The infrastructural function of lighthouses has also diminished as GPS has become the primary aid to navigation. Modern ships rely on satellite positioning to a degree that was unimaginable in the lighthouse era; the visual confirmation provided by a lighthouse beam is a backup to a backup. Many lighthouses have been decommissioned in the past three decades, and others operate primarily as cultural and tourist sites rather than as essential navigation infrastructure.
What is lost
What is lost when a lighthouse goes dark is partly cultural and partly a particular kind of engineering knowledge. The cultural loss is well-documented: the literary genre of the keeper, the social institution of the lighthouse-keeping family, the reliable presence of the beam visible from coastal towns. The engineering loss is less well-known but more substantive.
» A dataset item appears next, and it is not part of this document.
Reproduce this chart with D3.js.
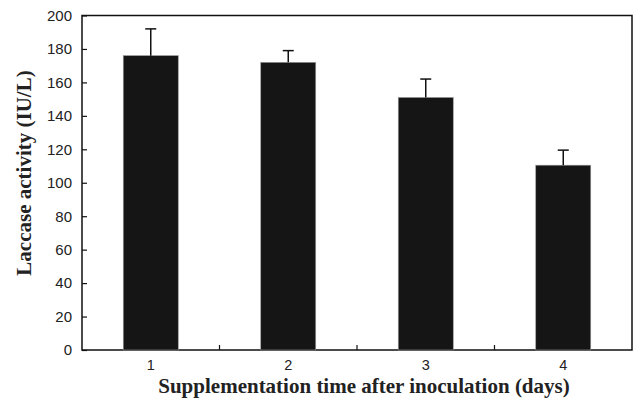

Lighthouses were the largest civic investments most coastal cities ever made; they were built from materials chosen for centuries-long durability; they required maintenance practices that produced multi-generational institutional knowledge. The transition from these as living infrastructure to these as monuments has happened within a generation, and the knowledge of how to actually operate one — the trim of the wick, the timing of the rotation, the seasonal maintenance — exists now in archives rather than in working hands.
The deeper pattern is one we have seen elsewhere: ancient infrastructure outliving its institutional context. Roman aqueducts ran for centuries after the engineers who designed them were forgotten. Medieval cathedrals stood for generations after the masons who built them died. Lighthouses were built to outlast their keepers, and they have. The towers still stand, even when nobody climbs them anymore. The light still operates, even when nobody is in the lantern room. What is lost is not the structure but the culture of operation that gave the structure its meaning. The Pharos at Alexandria stood for sixteen centuries; what we have lost in the last thirty years is not the structures of more recent towers but the human relationship with them — the keepers, the trimming, the watches, the records of the night. The towers are now monuments to themselves.